The next two days dragged by so slowly I thought they’d never end. I fell behind on my schoolwork because I just didn’t feel like doing it and my mom was too preoccupied going back and forth between checking on Ryoko and arguing with Paul about keeping her, that she didn’t have time to sit with me and force me to follow the directions of my teachers and their Google classrooms. She wanted me to be a “self-starter” and do it on my own. I wanted to do it and make her proud. I hated disappointing her. But I just couldn’t get myself to do it. My mind was on hold, scared of what might happen to Ryoko, waiting and hoping for her to summon us again. But I couldn’t tell my mom that. What happened between Ryoko, Caden and me was something no adult could know about. So I just had to accept that my mom thought I was being insolent for no apparent reason.

On the third day my mom came bouncing up the stairs a hundred times lighter. Ryoko had turned a corner! The household breathed a sigh of relief. Paul perked up and started back in with his dad jokes and general silliness that we all loved. Caden and I instantly became scholarly, caught up and finished our school work by 3:00. We spent the rest of the afternoon on the trampoline waiting for a sign.

At 5:00 on the dot, Ryoko sent the shimmery signal. Caden and I smiled at one another, climbed down from the trampoline and walked through the tall weeds up to the sliding glass door. There she sat, cross-legged and smiling at us.

She didn’t have the snoring machine on anymore, but she did have the cigarette in her mouth, as usual. It wasn’t until then that I realized that we could never smell her cigarettes, not in the house or in the backyard. How could that be? We sat down in front of her, just like the time before and this time it was a little different. She started to “talk” to us right away, but there were no longer any grammatical errors in her speech. She didn’t speak like English was her second language any more. Again, she wasn’t opening her mouth and speaking, but we could hear her clear as crystal. Ryoko told us her story. This is what she said: 

Ryoko’s mother Tumomi was pregnant in Japan during World War II. The people in her town heard that the Americans were going to bomb them, so they left and went to the top of a hill outside of town and they were camping there. Tumomi took her magical two-headed bird with her. The two heads got angry at one another, and one of them got the idea to poison the other one, but since they shared the same stomach they both died. Tumomi loved that bird, so she was really sad. Right at that moment when the bird died, a bomb was dropped on their town. Everything suddenly was blindingly white, like a million camera flashes on a sheet of snow. At that moment Tumomi went into labor, and as her city turned to ash, Ryoko was born. It was the atomic bomb. Tumomi told Ryoko that she carried the spirit of the two-headed bird in her. And it was true.

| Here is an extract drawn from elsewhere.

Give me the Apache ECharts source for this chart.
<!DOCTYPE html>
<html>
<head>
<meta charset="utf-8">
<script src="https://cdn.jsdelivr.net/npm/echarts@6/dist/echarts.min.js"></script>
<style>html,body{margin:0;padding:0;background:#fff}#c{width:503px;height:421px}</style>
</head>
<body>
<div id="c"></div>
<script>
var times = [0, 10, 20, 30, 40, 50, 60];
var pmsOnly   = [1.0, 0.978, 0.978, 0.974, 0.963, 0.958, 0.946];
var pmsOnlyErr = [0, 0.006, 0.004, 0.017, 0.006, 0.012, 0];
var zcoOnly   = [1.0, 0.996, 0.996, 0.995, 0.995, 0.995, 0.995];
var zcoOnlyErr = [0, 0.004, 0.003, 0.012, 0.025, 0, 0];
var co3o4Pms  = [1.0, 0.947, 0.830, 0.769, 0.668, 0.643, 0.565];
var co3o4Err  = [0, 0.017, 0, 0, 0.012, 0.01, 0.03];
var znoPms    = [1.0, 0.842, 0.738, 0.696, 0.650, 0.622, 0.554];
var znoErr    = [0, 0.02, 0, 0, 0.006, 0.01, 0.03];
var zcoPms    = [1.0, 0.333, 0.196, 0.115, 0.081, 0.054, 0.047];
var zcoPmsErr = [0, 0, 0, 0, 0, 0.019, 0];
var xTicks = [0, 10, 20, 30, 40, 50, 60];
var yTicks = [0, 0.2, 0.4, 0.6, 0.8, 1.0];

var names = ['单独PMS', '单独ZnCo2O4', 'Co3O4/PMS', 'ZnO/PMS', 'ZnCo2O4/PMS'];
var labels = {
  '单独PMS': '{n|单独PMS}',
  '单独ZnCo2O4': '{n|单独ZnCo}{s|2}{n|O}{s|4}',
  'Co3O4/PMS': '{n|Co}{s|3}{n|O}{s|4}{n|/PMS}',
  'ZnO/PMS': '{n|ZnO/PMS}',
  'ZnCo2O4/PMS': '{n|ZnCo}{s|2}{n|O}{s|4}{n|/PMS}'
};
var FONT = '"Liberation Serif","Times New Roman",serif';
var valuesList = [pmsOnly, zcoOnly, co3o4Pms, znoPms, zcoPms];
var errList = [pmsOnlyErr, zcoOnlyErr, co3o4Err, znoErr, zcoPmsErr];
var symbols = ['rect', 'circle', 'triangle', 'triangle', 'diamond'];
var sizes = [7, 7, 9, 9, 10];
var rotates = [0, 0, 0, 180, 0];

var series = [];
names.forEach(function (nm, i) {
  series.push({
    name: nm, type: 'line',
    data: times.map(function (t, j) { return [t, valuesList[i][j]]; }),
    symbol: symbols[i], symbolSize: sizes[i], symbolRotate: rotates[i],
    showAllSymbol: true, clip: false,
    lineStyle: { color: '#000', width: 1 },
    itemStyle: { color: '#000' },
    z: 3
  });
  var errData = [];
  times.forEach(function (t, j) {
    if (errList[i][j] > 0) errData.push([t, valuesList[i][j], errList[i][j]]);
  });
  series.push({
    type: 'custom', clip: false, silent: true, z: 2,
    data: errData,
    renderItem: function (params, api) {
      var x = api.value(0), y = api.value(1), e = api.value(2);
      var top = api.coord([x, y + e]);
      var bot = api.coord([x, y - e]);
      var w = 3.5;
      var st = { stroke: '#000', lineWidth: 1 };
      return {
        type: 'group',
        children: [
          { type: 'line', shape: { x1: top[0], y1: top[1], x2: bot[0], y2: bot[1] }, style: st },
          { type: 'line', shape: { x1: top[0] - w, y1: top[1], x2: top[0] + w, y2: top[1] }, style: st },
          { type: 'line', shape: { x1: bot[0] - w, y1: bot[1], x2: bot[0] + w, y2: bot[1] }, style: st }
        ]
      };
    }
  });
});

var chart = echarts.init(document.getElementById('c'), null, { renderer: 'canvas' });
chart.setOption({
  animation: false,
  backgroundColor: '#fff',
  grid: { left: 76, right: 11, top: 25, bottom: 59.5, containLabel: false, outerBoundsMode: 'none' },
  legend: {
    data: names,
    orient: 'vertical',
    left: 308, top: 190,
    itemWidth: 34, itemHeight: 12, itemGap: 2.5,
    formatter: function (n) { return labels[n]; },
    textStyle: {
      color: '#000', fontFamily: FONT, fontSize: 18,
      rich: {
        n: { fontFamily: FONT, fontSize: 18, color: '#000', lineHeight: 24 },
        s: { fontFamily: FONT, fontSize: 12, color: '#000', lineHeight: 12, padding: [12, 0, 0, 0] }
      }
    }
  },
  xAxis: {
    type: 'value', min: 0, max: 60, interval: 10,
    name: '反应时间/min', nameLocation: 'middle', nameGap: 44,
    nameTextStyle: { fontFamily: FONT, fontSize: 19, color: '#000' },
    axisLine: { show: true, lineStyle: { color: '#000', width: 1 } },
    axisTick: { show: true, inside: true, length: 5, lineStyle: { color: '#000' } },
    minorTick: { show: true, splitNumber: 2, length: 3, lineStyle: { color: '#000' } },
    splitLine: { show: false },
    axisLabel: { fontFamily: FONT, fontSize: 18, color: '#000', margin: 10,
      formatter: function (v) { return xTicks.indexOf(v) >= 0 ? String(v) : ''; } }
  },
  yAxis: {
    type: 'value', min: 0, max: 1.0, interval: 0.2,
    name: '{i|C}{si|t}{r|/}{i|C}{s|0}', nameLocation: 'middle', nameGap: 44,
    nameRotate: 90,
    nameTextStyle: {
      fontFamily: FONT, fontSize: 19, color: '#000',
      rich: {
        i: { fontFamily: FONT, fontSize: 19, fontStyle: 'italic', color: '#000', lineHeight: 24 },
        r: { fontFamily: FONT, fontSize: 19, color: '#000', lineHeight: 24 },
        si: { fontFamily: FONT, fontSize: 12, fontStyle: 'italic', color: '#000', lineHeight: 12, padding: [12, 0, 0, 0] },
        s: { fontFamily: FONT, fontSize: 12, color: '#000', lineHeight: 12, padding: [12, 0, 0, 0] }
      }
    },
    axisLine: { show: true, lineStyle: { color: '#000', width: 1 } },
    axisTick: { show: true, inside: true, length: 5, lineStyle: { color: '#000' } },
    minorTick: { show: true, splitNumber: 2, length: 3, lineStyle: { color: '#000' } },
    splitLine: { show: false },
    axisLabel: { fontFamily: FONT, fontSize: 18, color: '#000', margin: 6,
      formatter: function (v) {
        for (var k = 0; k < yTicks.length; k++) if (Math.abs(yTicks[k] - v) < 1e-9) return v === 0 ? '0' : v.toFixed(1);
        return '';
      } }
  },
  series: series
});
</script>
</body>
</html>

Ryoko told us that her life was very hard. Her dad died in the bomb and her mom was always sad because she lost both her husband and her beloved bird at the same time. Ryoko said that two forces of the bird were always fighting each other inside her. Maybe it’s because she was born when the bomb landed, or maybe it’s because of the spirit of the two-headed bird, but Ryoko has always been strange and a little bit magical. But no one understands her and she sometimes doesn’t even understand herself. Even so, she realized when the virus got her, that she still wanted to live. Because of the virus she found our mom and she found us and she will live. She told us to never give up. And don’t judge other people who are different from you. It was the regular kind of message you might get in school, but it was real because it came from Ryoko. She is a real-life magical person. She said she chose us because grown-ups don’t understand, but we’ll be grown-ups someday and hopefully we’ll still remember her.

After she told us her story, Ryoko just stopped talking. We waited. I could tell she wasn’t sick anymore by her easy movement. I knew she would probably be gone the next day. That made me sad, but I knew she needed her freedom, even if it was as a homeless person. 

She stood up and so did we.. She lifted her arms forward, bent them at the forearms, and made fists. 

And together, we danced the Carole Baskin.